Benitez painted a febrile picture of families needing the magazines because they live “far from timely help by local law enforcement agencies and who must be self-reliant for their own defense,” or who “should the need ever arise, may be called upon to form a militia for the protection of the state from either foreign or domestic enemies.”

He dismissed evidence of the role of the banned magazine in mass shootings. Of 92 mass shootings between 2009 and 2013 listed in a survey by Mayors Against Illegal Guns, an organization formed by former New York Mayor Michael R. Bloomberg, “only two occurred in California and involved the use of illegal magazines,” he wrote.

These were a June 2013 shooting rampage in Santa Monica and a March 2009 attack in Oakland.
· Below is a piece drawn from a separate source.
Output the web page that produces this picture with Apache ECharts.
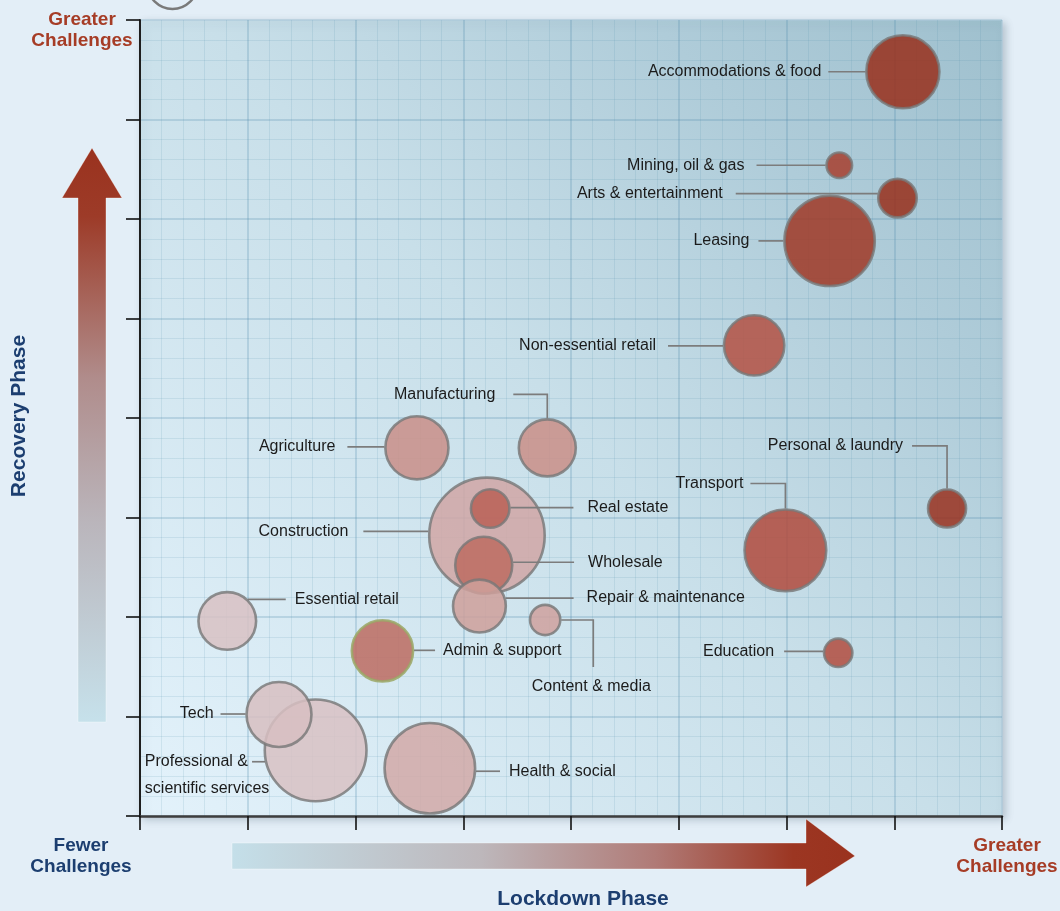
<!DOCTYPE html>
<html>
<head>
<meta charset="utf-8">
<script src="https://cdn.jsdelivr.net/npm/echarts@6/dist/echarts.min.js"></script>
<style>
html,body{margin:0;padding:0;background:#e3eef7;}
#chart{width:1060px;height:911px;}
</style>
</head>
<body>
<div id="chart"></div>
<script>
// ---------------- DATA ----------------
const sectors = [
  'Accommodations & food', 'Mining, oil & gas', 'Arts & entertainment', 'Leasing',
  'Non-essential retail', 'Manufacturing', 'Agriculture', 'Construction',
  'Real estate', 'Wholesale', 'Repair & maintenance', 'Content & media',
  'Admin & support', 'Essential retail', 'Tech', 'Professional &\nscientific services',
  'Health & social', 'Transport', 'Personal & laundry', 'Education'
];
// Lockdown-phase challenge score (x)
const lockdown = [7.08, 6.49, 7.03, 6.40, 5.70, 3.78, 2.57, 3.22, 3.25, 3.19, 3.15, 3.76, 2.25, 0.81, 1.29, 1.63, 2.69, 5.99, 7.49, 6.48];
// Recovery-phase challenge score (y)
const recovery = [7.48, 6.54, 6.21, 5.78, 4.73, 3.70, 3.70, 2.82, 3.09, 2.52, 2.11, 1.97, 1.66, 1.96, 1.02, 0.66, 0.48, 2.67, 3.09, 1.64];
// Bubble size (employment weight)
const employment = [14.1, 1.9, 4.1, 21.3, 9.7, 8.7, 10.6, 34.5, 4.1, 8.7, 7.5, 2.6, 10.0, 8.9, 11.2, 26.9, 21.4, 17.5, 4.0, 2.3];
// Overall severity (colour)
const severity = [1.0, 0.88, 1.0, 0.93, 0.75, 0.4, 0.4, 0.22, 0.66, 0.6, 0.28, 0.26, 0.6, 0.0, 0.02, 0.0, 0.2, 0.78, 0.98, 0.77];
// Axis ticks (no numeric labels shown)
const axisMin = 0, axisMax = 8, axisStep = 1;
const lowEndLabel = 'Fewer\nChallenges';
const highEndLabel = 'Greater\nChallenges';
const xTitle = 'Lockdown Phase';
const yTitle = 'Recovery Phase';

// ---------------- LAYOUT / STYLE ----------------
const FONT = '"Liberation Sans", Arial, Helvetica, sans-serif';
const RED = '#a63c26';
const BLUE = '#1c3e70';
const radiusOf = s => 10 * Math.sqrt(s);

// leader-line layout per sector (pixel offsets relative to bubble)
const LEADER = {
  'Accommodations & food': {type: 'left', dy: 0, len: 37, gap: 7},
  'Mining, oil & gas': {type: 'left', dy: 0, len: 69, gap: 12},
  'Arts & entertainment': {type: 'left', dy: -4.5, len: 142, gap: 13},
  'Leasing': {type: 'left', dy: 0, len: 25, gap: 9},
  'Non-essential retail': {type: 'left', dy: 0.5, len: 55, gap: 12},
  'Manufacturing': {type: 'upLeft', h: 24, w: 34, gap: 18},
  'Agriculture': {type: 'left', dy: -1, len: 37, gap: 12},
  'Construction': {type: 'left', dy: -4, len: 65, gap: 15},
  'Real estate': {type: 'right', dy: -1, len: 63, gap: 14},
  'Wholesale': {type: 'right', dy: -3, len: 61, gap: 14},
  'Repair & maintenance': {type: 'right', dy: -8, len: 68, gap: 13},
  'Content & media': {type: 'rightDown', w: 32, h: 47},
  'Admin & support': {type: 'right', dy: -0.5, len: 21, gap: 8},
  'Essential retail': {type: 'right', dy: -21.7, len: 38, gap: 9},
  'Tech': {type: 'left', dy: -0.5, len: 25, gap: 7},
  'Professional &\nscientific services': {type: 'left', dy: 11.4, len: 13, gap: 4, multi: true},
  'Health & social': {type: 'right', dy: 3, len: 24, gap: 9},
  'Transport': {type: 'upLeft', h: 25, w: 35, gap: 7},
  'Personal & laundry': {type: 'upLeft', h: 42.6, w: 35, gap: 9},
  'Education': {type: 'left', dy: -1.5, len: 39, gap: 10}
};
const SPECIAL_BORDER = {'Admin & support': '#9ba866'};

const measureCtx = document.createElement('canvas').getContext('2d');
function textWidth(t, font) { measureCtx.font = font; return measureCtx.measureText(t).width; }
const LABEL_FONT = '16px ' + FONT;

// build data: larger bubbles first so smaller ones sit on top
const order = sectors.map((_, i) => i).sort((a, b) => employment[b] - employment[a]);
const bubbleData = order.map(i => {
  const item = {name: sectors[i], value: [lockdown[i], recovery[i], employment[i], severity[i]]};
  if (SPECIAL_BORDER[sectors[i]]) item.itemStyle = {borderColor: SPECIAL_BORDER[sectors[i]]};
  return item;
});
const labelData = sectors.map((_, i) => [lockdown[i], recovery[i], employment[i], i]);

function renderLeader(params, api) {
  const i = api.value(3);
  const name = sectors[i];
  const cfg = LEADER[name];
  const c = api.coord([api.value(0), api.value(1)]);
  const r = radiusOf(api.value(2));
  let pts, tx, ty, align = 'left', vAlign = 'middle', text = name, lineHeight = 18;
  if (cfg.type === 'left' || cfg.type === 'right') {
    const sgn = cfg.type === 'left' ? -1 : 1;
    const dy = cfg.dy || 0;
    const ex = Math.sqrt(Math.max(r * r - dy * dy, 0));
    const y = c[1] + dy;
    const x0 = c[0] + sgn * ex;
    const x1 = x0 + sgn * cfg.len;
    pts = [[x0, y], [x1, y]];
    tx = x1 + sgn * cfg.gap; ty = y;
    align = sgn < 0 ? 'right' : 'left';
    if (cfg.multi) {
      const first = name.split('\n')[0];
      tx = tx - textWidth(first, LABEL_FONT);
      align = 'left'; vAlign = 'top'; lineHeight = 27; ty = y - 13.5;
    }
  } else if (cfg.type === 'upLeft') {
    const top = c[1] - r;
    const y = top - cfg.h;
    const xe = c[0] - cfg.w;
    pts = [[c[0], top], [c[0], y], [xe, y]];
    tx = xe - cfg.gap; ty = y; align = 'right';
  } else {
    const x0 = c[0] + r, x1 = x0 + cfg.w, y1 = c[1] + cfg.h;
    pts = [[x0, c[1]], [x1, c[1]], [x1, y1]];
    tx = x1 - 2; ty = y1 + 20; align = 'center';
  }
  return {
    type: 'group',
    children: [
      {type: 'polyline', shape: {points: pts}, style: {stroke: '#7c7c7c', lineWidth: 1.7, fill: null}},
      {type: 'text', x: tx, y: ty, style: {text: text, font: LABEL_FONT, fill: '#1b1b1b', align: align, verticalAlign: vAlign, lineHeight: lineHeight}}
    ]
  };
}

const chart = echarts.init(document.getElementById('chart'), null, {renderer: 'canvas'});

const gridLeft = 140, gridTop = 20, gridRight = 58, gridBottom = 95;

const option = {
  backgroundColor: '#e3eef7',
  animation: false,
  grid: {
    left: gridLeft, top: gridTop, right: gridRight, bottom: gridBottom,
    show: true,
    backgroundColor: {
      type: 'linear', x: 0, y: 1, x2: 1, y2: 0,
      colorStops: [
        {offset: 0, color: '#e3f2fb'},
        {offset: 0.5, color: '#c8dfe9'},
        {offset: 0.78, color: '#afccd9'},
        {offset: 1, color: '#9fc0ce'}
      ]
    },
    borderColor: 'rgba(235,244,250,0.9)',
    borderWidth: 1,
    shadowBlur: 8,
    shadowColor: 'rgba(40,60,80,0.25)',
    shadowOffsetX: 3,
    shadowOffsetY: 3
  },
  xAxis: {
    type: 'value', min: axisMin, max: axisMax, interval: axisStep,
    axisLine: {show: true, onZero: false, lineStyle: {color: '#3d3d3d', width: 2.5}},
    axisTick: {show: true, length: 14, lineStyle: {color: '#111', width: 1.6}},
    axisLabel: {show: false},
    splitLine: {show: true, lineStyle: {color: 'rgba(80,140,170,0.24)', width: 2}},
    minorTick: {show: false, splitNumber: 5},
    minorSplitLine: {show: true, lineStyle: {color: 'rgba(80,140,170,0.14)', width: 1}}
  },
  yAxis: {
    type: 'value', min: axisMin, max: axisMax, interval: axisStep,
    axisLine: {show: true, onZero: false, lineStyle: {color: '#1e1e1e', width: 2}},
    axisTick: {show: true, length: 14, lineStyle: {color: '#111', width: 1.6}},
    axisLabel: {show: false},
    splitLine: {show: true, lineStyle: {color: 'rgba(80,140,170,0.24)', width: 2}},
    minorTick: {show: false, splitNumber: 5},
    minorSplitLine: {show: true, lineStyle: {color: 'rgba(80,140,170,0.14)', width: 1}}
  },
  visualMap: {
    show: false, type: 'continuous', seriesIndex: 0, dimension: 3, min: 0, max: 1,
    inRange: {color: ['#d8c1c4', '#d2aaa8', '#c98f88', '#bd6c62', '#b0493a', '#98301c']}
  },
  series: [
    {
      type: 'scatter',
      data: bubbleData,
      symbolSize: v => 2 * radiusOf(v[2]) - 2,
      itemStyle: {opacity: 0.86, borderColor: 'rgba(120,120,120,0.95)', borderWidth: 2.6},
      emphasis: {disabled: true},
      z: 2
    },
    {
      type: 'custom',
      coordinateSystem: 'cartesian2d',
      data: labelData,
      renderItem: renderLeader,
      silent: true,
      clip: false,
      z: 3
    }
  ],
  graphic: [
    {type: 'circle', shape: {cx: 172.5, cy: -16, r: 25}, style: {fill: null, stroke: '#7a7a7a', lineWidth: 2.5}, silent: true},
    {
      type: 'polygon', silent: true,
      shape: {points: [[92, 148], [122, 198], [106, 198], [106, 722], [78, 722], [78, 198], [62, 198]]},
      style: {
        fill: {type: 'linear', x: 0, y: 0, x2: 0, y2: 1, colorStops: [
          {offset: 0, color: '#9a321e'}, {offset: 0.12, color: '#9d3b28'},
          {offset: 0.4, color: '#b08c8b'}, {offset: 0.65, color: '#bab5bb'},
          {offset: 1, color: '#c6e1eb'}]},
        stroke: 'rgba(255,255,255,0.35)', lineWidth: 1
      }
    },
    {
      type: 'polygon', silent: true,
      shape: {points: [[232, 843], [806, 843], [806, 819], [855, 856], [806, 887], [806, 869], [232, 869]]},
      style: {
        fill: {type: 'linear', x: 0, y: 0, x2: 1, y2: 0, colorStops: [
          {offset: 0, color: '#c4dfe9'}, {offset: 0.4, color: '#bdb7bb'},
          {offset: 0.68, color: '#b07a76'}, {offset: 0.9, color: '#9c3622'},
          {offset: 1, color: '#9a321e'}]},
        stroke: 'rgba(255,255,255,0.35)', lineWidth: 1
      }
    },
    {type: 'text', x: 82, y: 30, silent: true, style: {text: highEndLabel, font: 'bold 19px ' + FONT, fill: RED, align: 'center', verticalAlign: 'middle', lineHeight: 21}},
    {type: 'text', x: 81, y: 856, silent: true, style: {text: lowEndLabel, font: 'bold 19px ' + FONT, fill: BLUE, align: 'center', verticalAlign: 'middle', lineHeight: 21}},
    {type: 'text', x: 1007, y: 856, silent: true, style: {text: highEndLabel, font: 'bold 19px ' + FONT, fill: RED, align: 'center', verticalAlign: 'middle', lineHeight: 21}},
    {type: 'text', x: 583, y: 899, silent: true, style: {text: xTitle, font: 'bold 21px ' + FONT, fill: BLUE, align: 'center', verticalAlign: 'middle'}},
    {type: 'text', x: 19, y: 416, rotation: Math.PI / 2, silent: true, style: {text: yTitle, font: 'bold 21px ' + FONT, fill: BLUE, align: 'center', verticalAlign: 'middle'}}
  ]
};
chart.setOption(option);
</script>
</body>
</html>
Those shootings cost the lives of nine persons, including four police officers slain in the Oakland attack. Benitez said he doubted whether the magazine ban would have “provided additional protection from gun violence...or prevented the crime.”

It’s true that high-capacity magazines are seldom, if ever, the governing factor in the toll from mass shootings. It’s also true that background checks are imperfect—factors warranting prohibitions aren’t always seamlessly reported to databases, and families may not seek restraining orders against relatives even when they know of dangerous behavior.

But as Wintemute observed in September in the New England Journal of Medicine, “The argument that a policy will not function perfectly should not prevent it from being enacted.”

Opinion polls indicate that the public is overwhelmingly in favor of waiting periods for all firearms purchases, and favor universal background checks almost unanimously—97%, according to a Quinnipiac University poll in February.

The midterm election results suggest that the public has lost patience with the unfettered gun ownership promoted by the NRA in statements like the one issued by the California Rifle & Pistol Assn., the NRA affiliate that brought the legal challenge to Proposition 63, after Thousand Oaks. “The vocal and well-heeled advocates of banning gun ownership,” the group stated, “will now orchestrate the narrative to portray this tragedy as another reason to drastically restrict the right to self-defense, or to ban certain guns, or ban certain gun parts, or ban standard capacity magazines, or ban gun shows, or ban gun stores, or ban gun advertising, or ban whatever else they can think of.”

Another indication is the firestorm the NRA sustained last week after a tweet mocking the American College of Physicians for calling for the treatment of gun violence as a public health issue.

“Someone should tell self-important anti-gun doctors to stay in their lane,” the NRA tweeted. Since then, Twitter has been inundated with responses from doctors detailing the devastation they’ve witnessed in emergency rooms when treating gunshot injuries. The tide may be turning. “Plans are underway,” Wintemute says, “to seize the momentum and turn this into a change in the practice of medicine.” That’s a start, but the practice of U.S. politics will have to change too.